Stand at the base of an 80-story building on a gusty day and look up. The top is moving. Not enough to see with your eyes, usually, but a sensor at the roof would show the building drifting back and forth by a foot or more in a stiff wind. This is not a flaw. It is the design working.

The cartoon picture of a skyscraper is a giant rigid post planted in the ground. In that picture, wind pushes sideways, and the only thing keeping the building up is its weight pressing down. If the wind pushed hard enough, the building would tip over like a bookshelf.

Real skyscrapers are not built that way, because a perfectly rigid post would actually be the worst design. Wind is not a steady push; it arrives in gusts and swirls. A rigid building would have to absorb every gust as a sudden shock, and the forces would crack the structure where it meets the ground. Engineers want the building to give a little — to bend instead of snap.

The bending happens around a structural core. In most tall buildings, the center of the tower is a thick concrete or steel shaft, often the shaft that holds the elevators. Think of it as the spine. The floors hang off this spine, and the spine is what fights the wind. Because the core runs the full height of the building and is anchored deep into the foundation, it can flex slightly at the top while staying locked at the bottom — the way a fishing rod bends when you cast it.

But bending alone is not enough. A building that sways freely would keep swaying long after the gust passed, the way a struck bell keeps ringing. Inside the building, people would feel seasick. Worse, if a new gust hit at just the wrong moment, it could push the sway bigger and bigger — the same way you pump a swing by kicking at the right time. This runaway buildup is called resonance, and it is what engineers fear most.

So tall buildings include a damper: a device that absorbs the energy of the sway and turns it into heat. One famous design, used in the Taipei 101 tower, is a giant steel ball weighing hundreds of tons, hung near the top of the building on long cables. When the tower sways one way, the ball lags behind and pulls the other way, canceling out the motion. It is the same trick as a person carrying a full cup of coffee who tilts the cup against their own steps to keep it from sloshing.

Put the three ideas together. The core gives the building a stiff spine that can flex without breaking. The flex lets the building absorb gusts smoothly instead of taking them as shocks.

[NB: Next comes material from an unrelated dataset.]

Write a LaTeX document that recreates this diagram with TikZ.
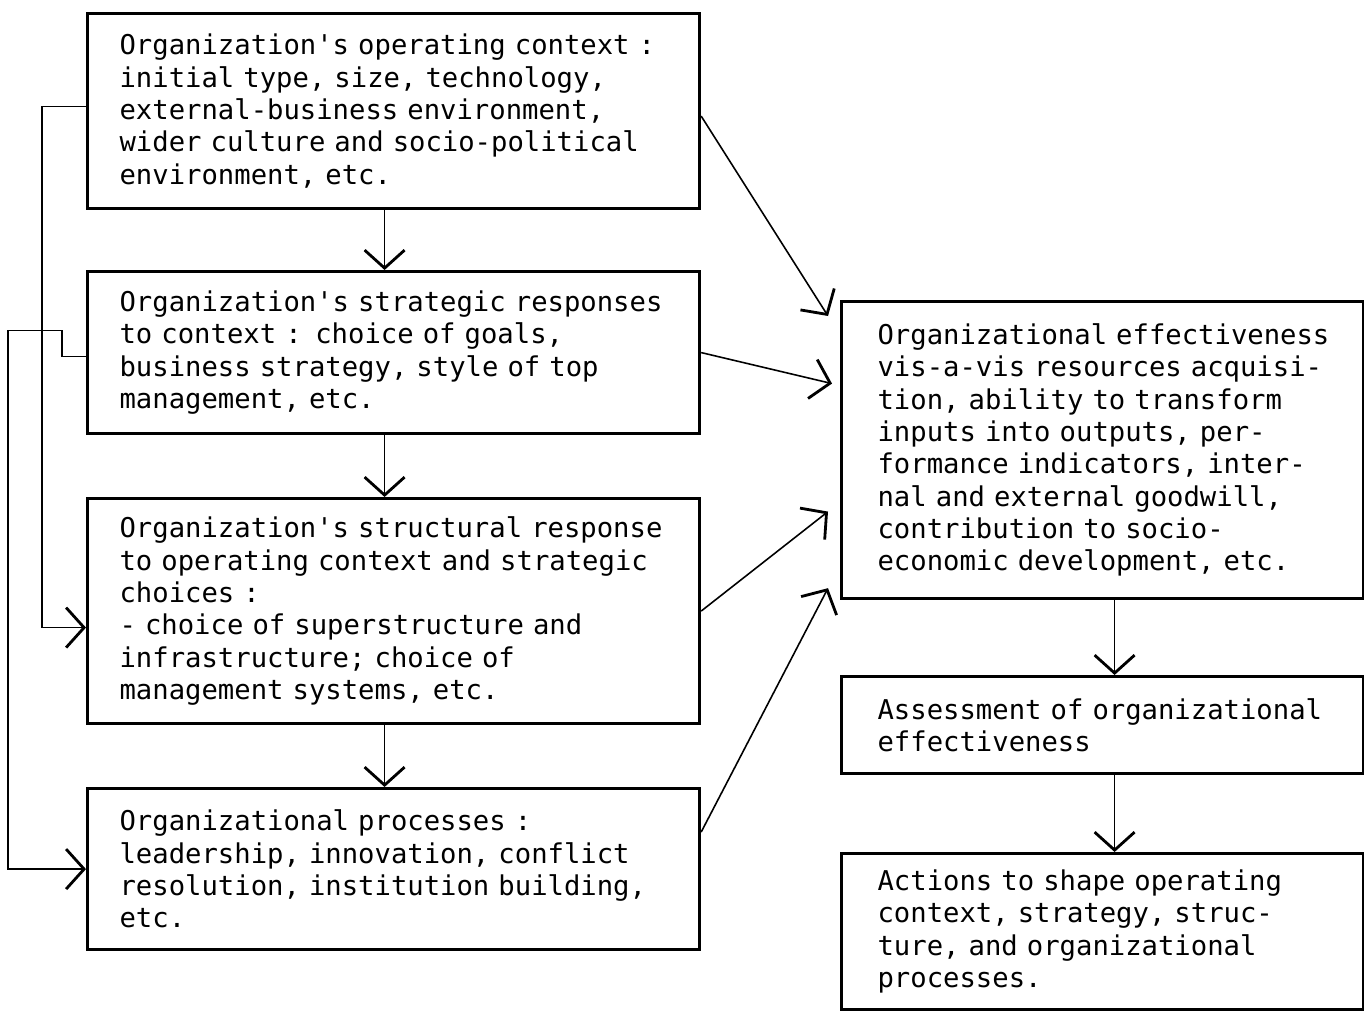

The damper kills the leftover sway before it can build into resonance. None of these tricks works alone — a stiff core with no damping would ring like a bell, and a damper with no core would have nothing to anchor it. They are designed as a system.

The building you saw moving at the top is not failing. It is doing exactly what a tall building has to do to stay up: bending a little, on purpose, in a controlled way, so it never has to bend a lot.